And thanks to what I did Friday and Saturday I have now gotten a good start on gardening. However, that start is a bit late, especially the planting of tomato seeds, I really should have gotten them started around the first of the month. On the other hand, hopefully it'll be okay, because last year I started the tomato seeds on time only to have just about all the baby plants die on me, so basically last year I "started" them later then this year.
(However, it should be noted that most of those plants last year didn't do as well as usual. It could be something else, but I blamed the late start, because knowing I had started them late I bought special plant food and stuff which didn't seem to make much of a difference. Still as I said, while I didn't start them as early as most years, they are officially started slightly earlier this year then last year. And this year I have compost manure for the feeding plants, which hopefully means they'll do better this year.)

So, yeah, all I really did online yesterday was log on to order a few plants and then I was off again. And, yeah, there's still more to do, but aside from a few more seeds that I'll start over the coming week, most everything is now "done" until it's actually time to start putting plants outside.

There's an interesting bit of good news to report today, though. You may remember how I said I thought Neurontin wasn't creating moods merely enhancing the moods I had? Well, someone mentioned losing a parent this morning and I got really really sad, because as you may or may not know my mother passed away some years ago. Now I've had many moments of sadness over the years since she passed away, but today I literally starting bawling and couldn't stop. However, the good news part is that while I was very very sad I still didn't have the urge to hurt or kill myself, so it's possible these continuing updates may not be necessary.

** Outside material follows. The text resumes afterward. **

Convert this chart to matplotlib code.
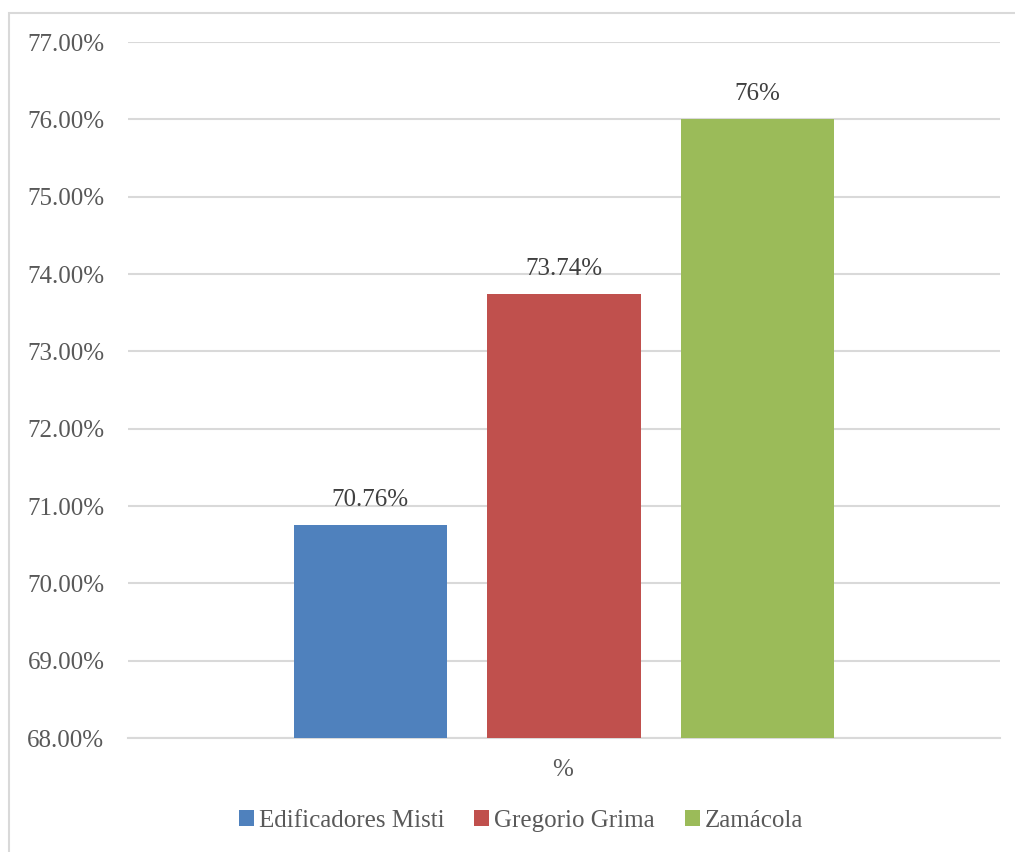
import numpy as np
import matplotlib.pyplot as plt
from matplotlib.patches import Rectangle

# Data
series = ['Edificadores Misti', 'Gregorio Grima', 'Zamácola']
values = [70.76, 73.74, 76.0]
labels = ['70.76%', '73.74%', '76%']
colors = ['#4f81bd', '#c0504d', '#9bbb59']
category = '%'

plt.rcParams['font.family'] = ['Liberation Serif', 'DejaVu Serif']

fig = plt.figure(figsize=(10.15, 8.52), dpi=100)
W, H = 1015, 852
ax = fig.add_axes([128 / W, 1 - 738 / H, 872 / W, 696 / H])

# outer chart border
fig.patches.append(Rectangle((9 / W, -0.05), 1.2, 1 - 13 / H + 0.05, transform=fig.transFigure,
                             fill=False, edgecolor='#d9d9d9', linewidth=1.5))

x = np.arange(len(series)) - 1
bars = ax.bar(x, [v - 68 for v in values], bottom=68, width=0.79, color=colors, label=series, zorder=3)
for xi, v, lab in zip(x, values, labels):
    ax.text(xi, v + 0.18, lab, ha='center', va='bottom', fontsize=18, color='#404040')

ax.set_ylim(68, 77)
ax.set_xlim(-2.25, 2.25)
ax.set_yticks(np.arange(68, 78, 1))
ax.set_yticklabels([f'{t:.2f}%' for t in np.arange(68, 78, 1)])
ax.set_xticks([])
ax.tick_params(axis='y', length=0, pad=17, labelsize=18, labelcolor='#595959')
ax.grid(axis='y', color='#d9d9d9', linewidth=1.5, zorder=0)
for s in ['left', 'right', 'top']:
    ax.spines[s].set_visible(False)
ax.spines['bottom'].set_color('#d9d9d9')
ax.spines['bottom'].set_linewidth(1.5)

fig.text(563 / W, 1 - 770 / H, category, ha='center', va='center', fontsize=18, color='#595959')

fig.legend(handles=bars, labels=series, loc='center', bbox_to_anchor=(521 / W, 1 - 821 / H),
           ncol=3, frameon=False, fontsize=18, labelcolor='#595959',
           handlelength=0.6, handleheight=0.6, handletextpad=0.2, columnspacing=1.2)

fig.savefig('out.png', dpi=100)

Also, on the pain front, I do think the pills are helping. They haven't magically made the pain stop, but considering everything I've done over the past two days my feet should be hurting so bad that I'd be forced to use pain reliever and basically unable to really get out of bed. However, they honestly aren't hurting today any more then a constant low-level pain, which seems lower-leveled then what I would've previously called low-level pain. So, YAY!

Even stranger - I was crying like crazy this morning, but now I'm almost in one of those great moods again. Sooooo, you know what that means, right? An update from my astral plane!

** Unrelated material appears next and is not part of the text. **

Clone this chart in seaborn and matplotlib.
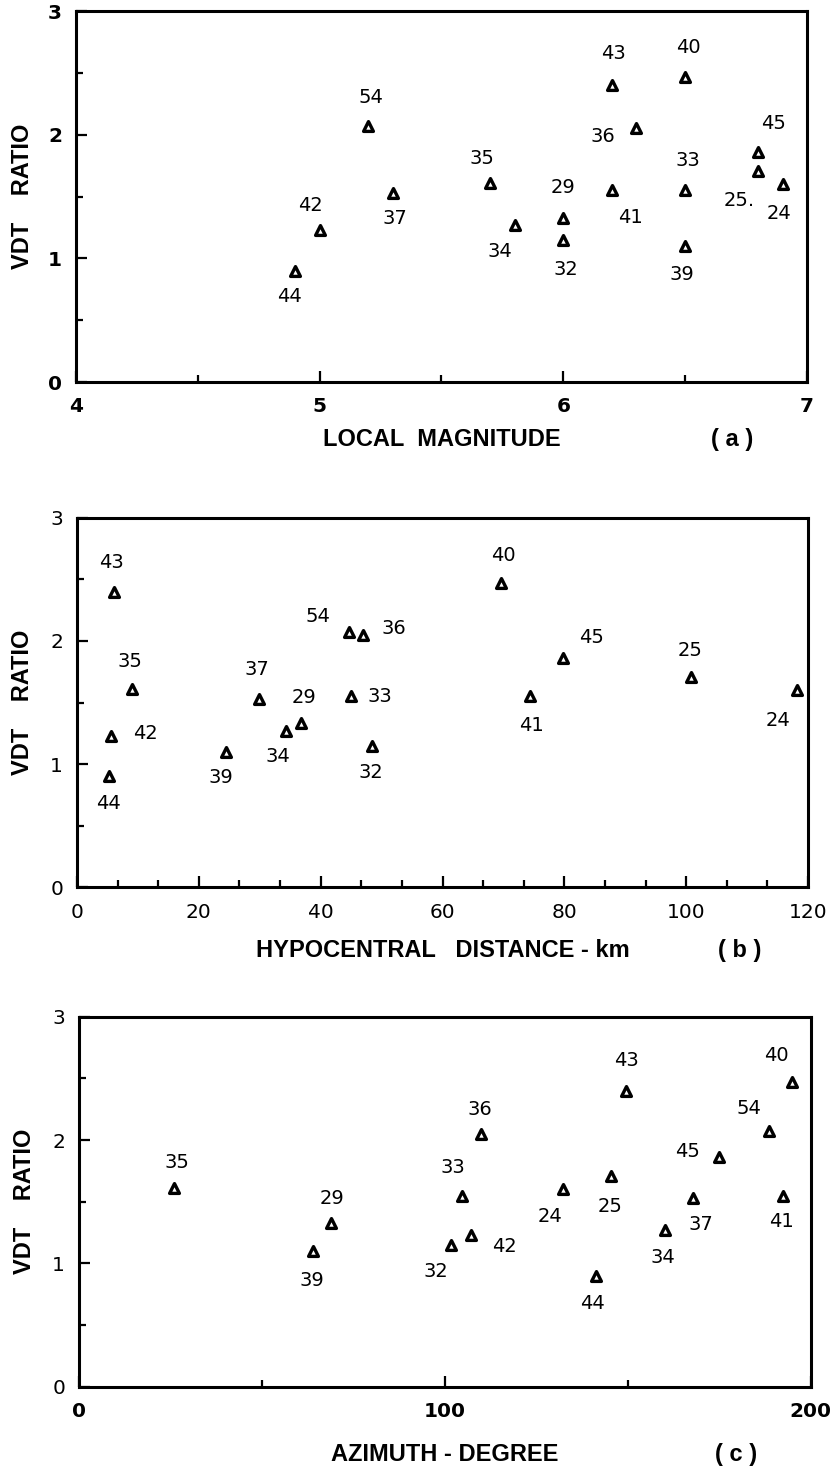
import numpy as np
import pandas as pd
import matplotlib
matplotlib.use("Agg")
import matplotlib.pyplot as plt
from matplotlib.ticker import MultipleLocator
import seaborn as sns

# ---------------- data ----------------
events = ['24', '25', '29', '32', '33', '34', '35', '36', '37',
          '39', '40', '41', '42', '43', '44', '45', '54']
vdt_ratio = [1.60, 1.71, 1.33, 1.15, 1.55, 1.27, 1.61, 2.05, 1.53,
             1.10, 2.47, 1.55, 1.23, 2.40, 0.90, 1.86, 2.07]
local_magnitude = [6.9, 6.8, 6.0, 6.0, 6.5, 5.8, 5.7, 6.3, 5.3,
                   6.5, 6.5, 6.2, 5.0, 6.2, 4.9, 6.8, 5.2]
hypo_distance = [118.2, 100.8, 36.7, 48.5, 45.0, 34.3, 9.1, 47.0, 29.8,
                 24.5, 69.6, 74.4, 5.6, 6.0, 5.3, 79.7, 44.6]
azimuth = [132.2, 145.4, 68.9, 101.6, 104.7, 160.2, 26.1, 109.8, 167.9,
           63.9, 194.8, 192.5, 107.2, 149.5, 141.2, 175.0, 188.5]

label_text = {e: e for e in events}
label_text_a = dict(label_text, **{'25': '25.'})

# label offsets (pixels: right, up) for each panel
offs_a = {'44': (-6, -26), '42': (-9, 24), '54': (3, 29), '37': (2, -26),
          '35': (-8, 24), '34': (-15, -27), '29': (0, 30), '32': (3, -30),
          '43': (1, 32), '36': (-34, -8), '41': (18, -27), '40': (3, 29),
          '33': (3, 30), '39': (-3, -29), '45': (15, 28), '25': (-19, -30),
          '24': (-4, -29)}
offs_b = {'43': (-2, 29), '35': (-2, 27), '42': (34, 2), '44': (-1, -27),
          '39': (-5, -26), '37': (-2, 29), '34': (-8, -26), '29': (3, 26),
          '54': (-31, 16), '36': (31, 6), '33': (29, 0), '32': (-2, -27),
          '40': (2, 27), '45': (29, 21), '41': (1, -29), '25': (-1, 26),
          '24': (-19, -30)}
offs_c = {'35': (2, 26), '29': (1, 24), '39': (-1, -29), '36': (-1, 24),
          '33': (-9, 28), '32': (-15, -27), '42': (33, -11), '24': (-13, -27),
          '43': (0, 30), '25': (-1, -31), '44': (-3, -28), '34': (-2, -27),
          '37': (8, -26), '45': (-32, 6), '54': (-20, 23), '40': (-15, 27),
          '41': (-2, -26)}

df = pd.DataFrame({'event': events, 'ratio': vdt_ratio, 'mag': local_magnitude,
                   'dist': hypo_distance, 'az': azimuth})

# ---------------- style ----------------
sns.set_theme(style="white")
plt.rcParams['font.family'] = ['DejaVu Sans']
plt.rcParams.update({'text.color': 'black', 'axes.labelcolor': 'black',
                     'xtick.color': 'black', 'ytick.color': 'black',
                     'axes.edgecolor': 'black'})

W, H = 833, 1468
fig = plt.figure(figsize=(W / 100, H / 100), dpi=100)

axes_px = [  # left, top, right, bottom in pixels
    (76, 11, 807, 382),
    (77, 517.7, 808, 887.3),
    (79, 1016.7, 810.7, 1386.7),
]

LABEL_FONT = dict(family='Liberation Sans', weight='bold', size=17, color='black')

panels = [
    dict(x='mag', xlim=(4, 7), major=1, minor=0.5, xlabel='LOCAL  MAGNITUDE',
         tag='( a )', offs=offs_a, texts=label_text_a, xlab_y=-0.155, tag_x=0.897,
         tickweight='bold', yweight='bold', ylab_x=-0.058),
    dict(x='dist', xlim=(0, 120), major=20, minor=20 / 3,
         xlabel='HYPOCENTRAL   DISTANCE - km', tag='( b )', offs=offs_b,
         texts=label_text, xlab_y=-0.172, tag_x=0.906,
         tickweight='normal', yweight='normal', ylab_x=-0.059),
    dict(x='az', xlim=(0, 200), major=100, minor=50, xlabel='AZIMUTH - DEGREE',
         tag='( c )', offs=offs_c, texts=label_text, xlab_y=-0.182, tag_x=0.898,
         tickweight='bold', yweight='normal', ylab_x=-0.059),
]

for (l, t, r, b), p in zip(axes_px, panels):
    ax = fig.add_axes([l / W, 1 - b / H, (r - l) / W, (b - t) / H])
    sns.scatterplot(data=df, x=p['x'], y='ratio', ax=ax, marker='^', s=50,
                    facecolor='white', edgecolor='black', linewidth=2.4,
                    legend=False, zorder=3, clip_on=False)
    for _, row in df.iterrows():
        dx, dy = p['offs'][row['event']]
        ax.annotate(p['texts'][row['event']], (row[p['x']], row['ratio']),
                    xytext=(dx, dy), textcoords='offset pixels',
                    ha='center', va='center', fontsize=14,
                    family='DejaVu Sans', color='black')
    ax.set_xlim(*p['xlim'])
    ax.set_ylim(0, 3)
    ax.xaxis.set_major_locator(MultipleLocator(p['major']))
    ax.xaxis.set_minor_locator(MultipleLocator(p['minor']))
    ax.yaxis.set_major_locator(MultipleLocator(1))
    ax.yaxis.set_minor_locator(MultipleLocator(0.5))
    ax.tick_params(which='both', direction='in', top=False, right=False,
                   bottom=True, left=True, color='black', width=1.6,
                   labelcolor='black')
    ax.tick_params(which='major', length=8, pad=11, labelsize=14.5)
    ax.tick_params(which='minor', length=5)
    ax.tick_params(axis='y', which='major', pad=10)
    for lab in ax.get_xticklabels():
        lab.set_fontweight(p['tickweight'])
    for lab in ax.get_yticklabels():
        lab.set_fontweight(p['yweight'])
    for sp in ax.spines.values():
        sp.set_visible(True)
        sp.set_color('black')
        sp.set_linewidth(2.2)
    ax.set_ylabel('VDT    RATIO', **LABEL_FONT)
    ax.yaxis.set_label_coords(p['ylab_x'], 0.5)
    ax.set_xlabel('')
    ax.text(0.5, p['xlab_y'], p['xlabel'], transform=ax.transAxes,
            ha='center', va='center', **LABEL_FONT)
    ax.text(p['tag_x'], p['xlab_y'], p['tag'], transform=ax.transAxes,
            ha='center', va='center', **LABEL_FONT)
    ax.grid(False)
    ax.set_facecolor('white')

fig.savefig('out.png', dpi=100, facecolor='white')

I regret to inform you (my gentle readers) that despite our great and epic love, Danneel has broken up with me, apparently that bitch (Jensen) was jealous of our epic love, and so Danneel folded like a cheap suit.

But never fear, I'm all right, because I now have an epic love thang happening with Gen. What can I say? She's hot, at least I think so, and clearly she has a sense of humor, and that's good enough for me.

*coughs*

So anyway for the past few days Gen and I have been planning to run away together. However, every time we're thisclose to walking out the door Jared will pull the Sam puppy eyes of DOOM and then both of us fold like cheap suits just before pulling out some gear and scaling mount Jared to have our dirty dirty wicked way with him. A good time is had by all.

(PS - It seems there has been some confusion on this, so I thought I'd just mention that on my astral plane there is no such thing as straight or gay, everyone is bisexual.
That's right, you're bisexual, and you, and you, and most especially you - you're so bisexual that you're thinking about me naked right now. It's okay, I understand, I'm thinking about you too.

 
 
 
 
 
 
Glad to know the pain is less then usual.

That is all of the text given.